▸ **Do this**
Copy out the data exactly, leaving the pictures behind.

▸ **Dataset content**
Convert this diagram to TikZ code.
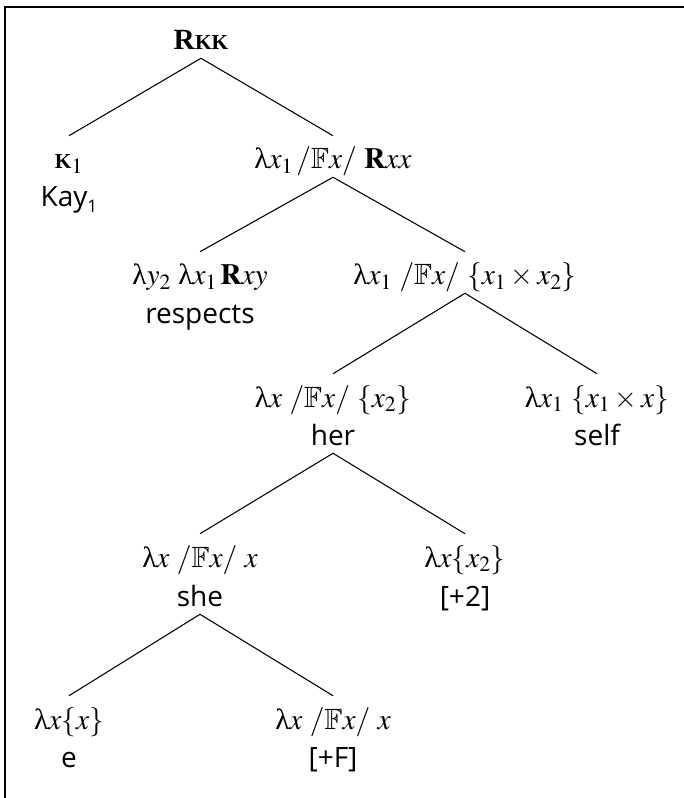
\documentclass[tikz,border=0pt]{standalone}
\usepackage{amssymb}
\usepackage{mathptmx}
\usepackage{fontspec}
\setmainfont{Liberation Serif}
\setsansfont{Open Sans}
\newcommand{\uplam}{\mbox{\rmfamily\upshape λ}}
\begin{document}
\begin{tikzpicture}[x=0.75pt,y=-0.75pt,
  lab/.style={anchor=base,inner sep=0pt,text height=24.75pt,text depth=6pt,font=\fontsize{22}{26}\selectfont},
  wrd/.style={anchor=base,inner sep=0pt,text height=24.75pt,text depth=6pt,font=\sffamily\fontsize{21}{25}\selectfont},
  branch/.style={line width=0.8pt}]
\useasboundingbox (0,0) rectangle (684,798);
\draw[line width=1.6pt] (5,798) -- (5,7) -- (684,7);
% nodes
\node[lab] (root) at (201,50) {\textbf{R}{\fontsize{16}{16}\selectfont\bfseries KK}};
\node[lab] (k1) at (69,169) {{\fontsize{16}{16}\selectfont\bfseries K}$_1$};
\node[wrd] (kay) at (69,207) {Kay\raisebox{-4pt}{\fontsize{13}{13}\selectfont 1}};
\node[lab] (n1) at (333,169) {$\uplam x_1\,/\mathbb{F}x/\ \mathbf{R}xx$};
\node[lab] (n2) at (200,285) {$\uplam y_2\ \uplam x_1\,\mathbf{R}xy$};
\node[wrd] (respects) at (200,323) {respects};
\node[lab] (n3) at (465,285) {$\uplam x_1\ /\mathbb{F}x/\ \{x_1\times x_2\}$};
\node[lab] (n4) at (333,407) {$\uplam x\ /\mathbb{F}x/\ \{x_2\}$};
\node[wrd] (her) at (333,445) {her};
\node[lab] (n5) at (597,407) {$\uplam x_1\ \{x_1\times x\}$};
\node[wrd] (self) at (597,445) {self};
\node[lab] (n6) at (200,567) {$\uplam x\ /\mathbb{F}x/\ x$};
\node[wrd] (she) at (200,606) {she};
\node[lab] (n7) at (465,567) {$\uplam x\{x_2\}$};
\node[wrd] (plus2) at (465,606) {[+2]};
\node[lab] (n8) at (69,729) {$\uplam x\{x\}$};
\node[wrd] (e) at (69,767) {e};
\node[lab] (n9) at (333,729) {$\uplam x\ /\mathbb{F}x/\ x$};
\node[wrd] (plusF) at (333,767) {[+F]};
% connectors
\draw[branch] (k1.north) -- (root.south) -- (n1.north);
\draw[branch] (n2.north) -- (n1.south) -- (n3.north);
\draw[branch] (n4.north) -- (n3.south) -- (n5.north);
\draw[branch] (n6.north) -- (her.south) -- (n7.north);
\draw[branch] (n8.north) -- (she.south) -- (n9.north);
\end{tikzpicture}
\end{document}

▸ **Full output**
Convert this diagram to TikZ code.
\documentclass[tikz,border=0pt]{standalone}
\usepackage{amssymb}
\usepackage{mathptmx}
\usepackage{fontspec}
\setmainfont{Liberation Serif}
\setsansfont{Open Sans}
\newcommand{\uplam}{\mbox{\rmfamily\upshape λ}}
\begin{document}
\begin{tikzpicture}[x=0.75pt,y=-0.75pt,
  lab/.style={anchor=base,inner sep=0pt,text height=24.75pt,text depth=6pt,font=\fontsize{22}{26}\selectfont},
  wrd/.style={anchor=base,inner sep=0pt,text height=24.75pt,text depth=6pt,font=\sffamily\fontsize{21}{25}\selectfont},
  branch/.style={line width=0.8pt}]
\useasboundingbox (0,0) rectangle (684,798);
\draw[line width=1.6pt] (5,798) -- (5,7) -- (684,7);
% nodes
\node[lab] (root) at (201,50) {\textbf{R}{\fontsize{16}{16}\selectfont\bfseries KK}};
\node[lab] (k1) at (69,169) {{\fontsize{16}{16}\selectfont\bfseries K}$_1$};
\node[wrd] (kay) at (69,207) {Kay\raisebox{-4pt}{\fontsize{13}{13}\selectfont 1}};
\node[lab] (n1) at (333,169) {$\uplam x_1\,/\mathbb{F}x/\ \mathbf{R}xx$};
\node[lab] (n2) at (200,285) {$\uplam y_2\ \uplam x_1\,\mathbf{R}xy$};
\node[wrd] (respects) at (200,323) {respects};
\node[lab] (n3) at (465,285) {$\uplam x_1\ /\mathbb{F}x/\ \{x_1\times x_2\}$};
\node[lab] (n4) at (333,407) {$\uplam x\ /\mathbb{F}x/\ \{x_2\}$};
\node[wrd] (her) at (333,445) {her};
\node[lab] (n5) at (597,407) {$\uplam x_1\ \{x_1\times x\}$};
\node[wrd] (self) at (597,445) {self};
\node[lab] (n6) at (200,567) {$\uplam x\ /\mathbb{F}x/\ x$};
\node[wrd] (she) at (200,606) {she};
\node[lab] (n7) at (465,567) {$\uplam x\{x_2\}$};
\node[wrd] (plus2) at (465,606) {[+2]};
\node[lab] (n8) at (69,729) {$\uplam x\{x\}$};
\node[wrd] (e) at (69,767) {e};
\node[lab] (n9) at (333,729) {$\uplam x\ /\mathbb{F}x/\ x$};
\node[wrd] (plusF) at (333,767) {[+F]};
% connectors
\draw[branch] (k1.north) -- (root.south) -- (n1.north);
\draw[branch] (n2.north) -- (n1.south) -- (n3.north);
\draw[branch] (n4.north) -- (n3.south) -- (n5.north);
\draw[branch] (n6.north) -- (her.south) -- (n7.north);
\draw[branch] (n8.north) -- (she.south) -- (n9.north);
\end{tikzpicture}
\end{document}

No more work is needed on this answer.